Oui ! Pour être tout à fait exact, nous avions déjà depuis 2020 un centre à Saint-Ouen (Île-de-France), équipé d’un auto-store mais beaucoup plus petit, de 18 000 bacs. Il est dédié au service de livraison sous deux heures sur Paris et sa périphérie. La plateforme de Miribel a néanmoins constitué une étape fondatrice sur ce sujet. Nous allons à l’avenir déployer cela sur nos autres plateformes françaises. D’autres pays se sont d’ailleurs déjà inspirés de notre expérience en la matière : l’Angleterre, la Belgique etc.

Sur quels autres leviers travaillez-vous aujourd’hui pour booster encore la performance de votre supply chain ?

Il y a cinq ans, nous avions réalisé une étude de notre schéma directeur qui nous avait amené à repenser nos flux, en partant de la promesse client. Nous avions réajusté notre stratégie de stockage, nous avions créé notre service de livraison en deux heures, etc. Ces nouveaux adressages de flux nous amènent aujourd’hui à nous intéresser à de nouveaux outils.

Nous sommes en train de finaliser un nouvel outil de procurement (Relex), sur lequel nous travaillons depuis 2024 et dont le déploiement est prévu pour le deuxième trimestre 2026. Il intègrera de l’IA et du machine learning : il nous permettra d’améliorer nos flux et de peaufiner nos forecasts. Je pense que nous pouvons améliorer d’au moins un point nos OTIF. De plus, ce nouvel outil permettra à nos approvisionneurs de se concentrer sur les tâches à plus forte valeur ajoutée.

Par ailleurs, nous allons faire migrer notre WMS vers Reflex, la solution d’Hardis. Nous utilisions depuis vingt ans un logiciel maison mais il n’est plus aujourd’hui suffisamment performant. Ce nouveau WMS, qui sera mis en place sur tous nos sites d’ici trois à quatre ans, nous apportera des fonctionnalités plus poussées.

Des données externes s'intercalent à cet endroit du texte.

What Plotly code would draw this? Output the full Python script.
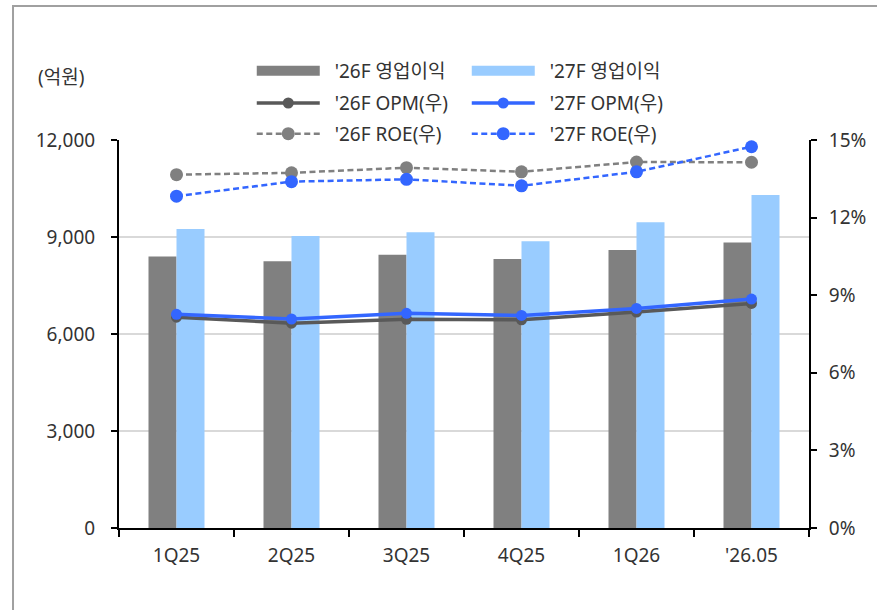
import plotly.graph_objects as go

# Quarterly categories
categories = ["1Q25", "2Q25", "3Q25", "4Q25", "1Q26", "'26.05"]

# Operating profit estimates (억원)
op_26f = [8400, 8250, 8450, 8320, 8600, 8830]
op_27f = [9250, 9030, 9150, 8870, 9460, 10300]

# Operating margin (%, right axis)
opm_26f = [8.15, 7.92, 8.07, 8.05, 8.35, 8.68]
opm_27f = [8.26, 8.08, 8.30, 8.22, 8.49, 8.85]

# ROE (%, right axis)
roe_26f = [13.66, 13.73, 13.93, 13.77, 14.15, 14.14]
roe_27f = [12.83, 13.39, 13.48, 13.23, 13.77, 14.74]

left_ticks = [0, 3000, 6000, 9000, 12000]
right_ticks = [0, 3, 6, 9, 12, 15]
right_labels = [f"{v}%" for v in right_ticks]

GRAY_BAR = "#808080"
BLUE_BAR = "#99CCFF"
DARK_LINE = "#595959"
BLUE_LINE = "#3366FF"
FONT = "Noto Sans, Noto Sans CJK KR, sans-serif"
TXT = "#333333"
FS = 19
PAD = "\u00a0\u00a0"

fig = go.Figure()

# Bars (legend entries are drawn by the thick-line proxies below)
fig.add_trace(go.Bar(x=categories, y=op_26f, name="'26F 영업이익",
                     marker=dict(color=GRAY_BAR, line=dict(width=0)),
                     showlegend=False))
fig.add_trace(go.Bar(x=categories, y=op_27f, name="'27F 영업이익",
                     marker=dict(color=BLUE_BAR, line=dict(width=0)),
                     showlegend=False))

# Legend proxies: wide flat swatches for the bar series
fig.add_trace(go.Scatter(x=[None], y=[None], name=PAD + "'26F 영업이익", mode="lines",
                         line=dict(color=GRAY_BAR, width=11), legend="legend",
                         hoverinfo="skip"))
fig.add_trace(go.Scatter(x=[None], y=[None], name=PAD + "'27F 영업이익", mode="lines",
                         line=dict(color=BLUE_BAR, width=11), legend="legend",
                         hoverinfo="skip"))

fig.add_trace(go.Scatter(x=categories, y=opm_26f, name=PAD + "'26F OPM(우)", yaxis="y2",
                         mode="lines+markers",
                         line=dict(color=DARK_LINE, width=3.5),
                         marker=dict(color=DARK_LINE, size=11),
                         legend="legend2"))
fig.add_trace(go.Scatter(x=categories, y=opm_27f, name=PAD + "'27F OPM(우)", yaxis="y2",
                         mode="lines+markers",
                         line=dict(color=BLUE_LINE, width=3.5),
                         marker=dict(color=BLUE_LINE, size=11),
                         legend="legend2"))

fig.add_trace(go.Scatter(x=categories, y=roe_26f, name=PAD + "'26F ROE(우)", yaxis="y2",
                         mode="lines+markers",
                         line=dict(color=GRAY_BAR, width=2.5, dash="6px,3.5px"),
                         marker=dict(color=GRAY_BAR, size=13),
                         legend="legend3"))
fig.add_trace(go.Scatter(x=categories, y=roe_27f, name=PAD + "'27F ROE(우)", yaxis="y2",
                         mode="lines+markers",
                         line=dict(color=BLUE_LINE, width=2.5, dash="6px,3.5px"),
                         marker=dict(color=BLUE_LINE, size=13),
                         legend="legend3"))

legend_common = dict(orientation="h", xanchor="left", yanchor="middle",
                     x=0.1924, entrywidth=137, entrywidthmode="pixels",
                     itemwidth=63, bgcolor="rgba(0,0,0,0)",
                     font=dict(family=FONT, size=FS, color=TXT),
                     itemclick=False, itemdoubleclick=False)

tickfont = dict(family=FONT, size=FS, color=TXT)

fig.update_layout(
    width=877, height=610,
    margin=dict(l=119, r=68, t=140, b=82),
    paper_bgcolor="white", plot_bgcolor="white",
    barmode="group", bargap=0.513, bargroupgap=0,
    font=dict(family=FONT, size=FS, color=TXT),
    showlegend=True,
    legend=dict(y=1.178, **legend_common),
    legend2=dict(y=1.095, **legend_common),
    legend3=dict(y=1.016, **legend_common),
    xaxis=dict(
        type="category", showline=True, linecolor="black", linewidth=2,
        ticks="outside", tickson="boundaries", ticklen=7, tickwidth=2,
        tickcolor="black", showgrid=False, tickfont=tickfont,
        ticklabelstandoff=9,
    ),
    yaxis=dict(
        range=[0, 12000], tickvals=left_ticks, tickformat=",d",
        showline=True, linecolor="black", linewidth=2,
        ticks="outside", ticklen=6, tickwidth=2, tickcolor="black",
        showgrid=True, gridcolor="#D9D9D9", gridwidth=2,
        zeroline=False, ticklabelstandoff=12, tickfont=tickfont,
    ),
    yaxis2=dict(
        range=[0, 15], tickvals=right_ticks, ticktext=right_labels,
        overlaying="y", side="right",
        showline=True, linecolor="black", linewidth=2,
        ticks="outside", ticklen=6, tickwidth=2, tickcolor="black",
        showgrid=False, zeroline=False, ticklabelstandoff=8, tickfont=tickfont,
    ),
)

# Unit label above the left axis
fig.add_annotation(text="(억원)", xref="paper", yref="paper",
                   x=-0.084, y=1.162, xanchor="center", yanchor="middle",
                   showarrow=False, font=dict(family=FONT, size=FS, color=TXT))

# Outer frame of the chart box
fig.add_shape(type="rect", xref="paper", yref="paper",
              x0=-0.1536, y0=-0.4, x1=1.3, y1=1.3455,
              line=dict(color="#A0A0A0", width=2), layer="below")

fig.write_html("out.html")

En synthèse, quelle est votre ambition pour votre supply chain désormais ?

Mon objectif est d’assurer une réactivité maximale, d’offrir une grande diversité de produits, des services différenciants et d’accélérer les flux pour intégrer rapidement les nouveautés produits. La supply chain est un outil de conquête commerciale : elle traduit concrètement la promesse faite au client.